In the eyes of Lebanese fundamentalists, the national role of artists such as Doueiri is unambiguous: Lebanese films must glorify martyrs and Hezbollah soldiers who are prepared to sacrifice themselves for the homeland. According to Israeli nationalists, Maoz must make films uncritical of the IDF and its morality. In light of the unbalanced negative view of Israel around the world, Maoz must oppose the boycott of Israel, while in Lebanon Doueiri must endorse that boycott. The Arab public cannot see Doueiri’s The Attack, and Israelis are advised not to watch Maoz’s Foxtrot, because the national morale is at stake. Artists are not allowed to doubt the justness of the sacred national struggle.
Doueiri and other Arab artists seek to free themselves from the nationalist and religious conceptions that suffocate their society. Ironically, when Arabs who back the anti-Israel boycott oppose such artists, they are tacitly acknowledging art’s great power to bring about the social change they fear.
As for our culture minister, whose worldview is as narrow as an ant’s, her attempts to muzzle Israeli artists, bending them to the national consensus as she defines it, create cultural poverty and intensify prejudice. Just a few months ago, the former Israel Defense Minister, Moshe (Bogie) Ya’alon, warned that Israeli society is undergoing a process of brutalization.
The enormous damage caused by the Arab boycott is not necessarily hurting Israel, but it is damaging Arab society itself. It serves as a weapon against those seeking to break through the walls of religion and tradition, a weapon not just against nudity and eroticism, but also against scientific knowledge, from Darwin to Einstein. It should be pointed out that the fight against eroticism and nudity is not the exclusive domain of the Arab world. Regev would like to impose censorship on works that display nudity, referring to them as acts of promiscuity.

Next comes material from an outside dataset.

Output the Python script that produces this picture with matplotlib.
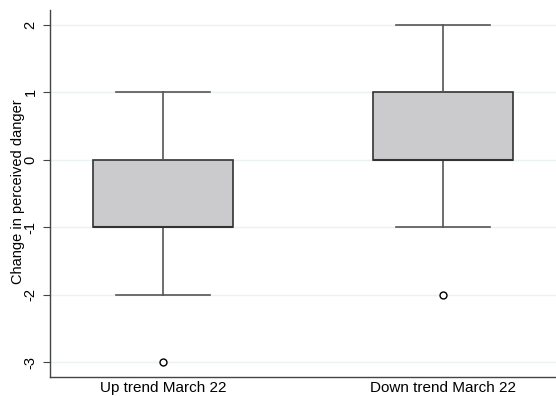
import matplotlib
matplotlib.use("Agg")
import matplotlib.pyplot as plt

plt.rcParams['font.family'] = ['Liberation Sans', 'DejaVu Sans']

groups = ['Up trend March 22', 'Down trend March 22']
q1 = [-1, 0]
median = [-1, 0]
q3 = [0, 1]
whis_low = [-2, -1]
whis_high = [1, 2]
outliers = [[-3], [-2]]

stats = []
for i in range(len(groups)):
    stats.append(dict(label=groups[i], q1=q1[i], med=median[i], q3=q3[i],
                      whislo=whis_low[i], whishi=whis_high[i], fliers=outliers[i]))

fig = plt.figure(figsize=(5.56, 3.96), dpi=100)
ax = fig.add_axes([0.09, 0.048, 0.91, 0.927])

ax.bxp(stats, positions=[1, 2], widths=0.5, patch_artist=True,
       boxprops=dict(facecolor='#cbcbcd', edgecolor='#333333', linewidth=1.2),
       medianprops=dict(color='#333333', linewidth=1.5),
       whiskerprops=dict(color='#555555', linewidth=1.2),
       capprops=dict(color='#555555', linewidth=1.2),
       capwidths=0.336,
       flierprops=dict(marker='o', markersize=5, markerfacecolor='white',
                       markeredgecolor='black', markeredgewidth=1.0),
       zorder=3)

ax.set_xlim(0.596, 2.404)
ax.set_ylim(-3.22, 2.22)
ax.set_yticks([-3, -2, -1, 0, 1, 2])
ax.set_yticklabels(['-3', '-2', '-1', '0', '1', '2'], rotation=90, va='center')
ax.yaxis.grid(True, color='#eaf2f3', linewidth=1.0, zorder=0)
ax.set_axisbelow(True)

for s in ['top', 'right']:
    ax.spines[s].set_visible(False)
for s in ['left', 'bottom']:
    ax.spines[s].set_color('#444444')
    ax.spines[s].set_linewidth(1.0)

ax.tick_params(axis='y', length=5, color='#444444', labelsize=10.5, pad=4)
ax.tick_params(axis='x', length=0, labelsize=11, pad=3)
ax.set_ylabel('Change in perceived danger', fontsize=10.5)
ax.yaxis.set_label_coords(-0.05, 0.505)

fig.savefig('out.png', dpi=100)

I do not have the tools to judge the decisions of judges at the Venice Film Festival in terms of the artistic value of the films that won prizes, but I have no doubt that the very encounter between Israeli and Arab artists on one stage sends a message that spans borders and boycotts. Art is an international language. It is vital, and it criticizes, and that is what frightens nationalists and fundamentalists. There is no doubt in my mind that Israel’s culture minister is doing a great service to her counterparts in Lebanon who support boycotting Israel, just as the supporters of the Arab boycott against Israel are doing a great service to the minister of culture and her friends.
Those standing in the middle are Ziad Doueiri and Shmulik Maoz. They want to create whatever art they choose. They force people to think and they break stereotypes. Through their films, these two artists bring to our attention the frightening price we pay for the complicated reality we live in. And this is the danger they pose to all who prey on conflict and hatred.
I have not see these films, but I learned from these two artists a lesson in creative freedom, and its importance in shaping a just and enlightened society. Lebanon separated them, and for a moment, Venice united them. In their lives and works they convey the terrible tragedy we live in, a tragedy fueled by an Israeli culture minister on one side and a boycott imposed by the Arab world on the other.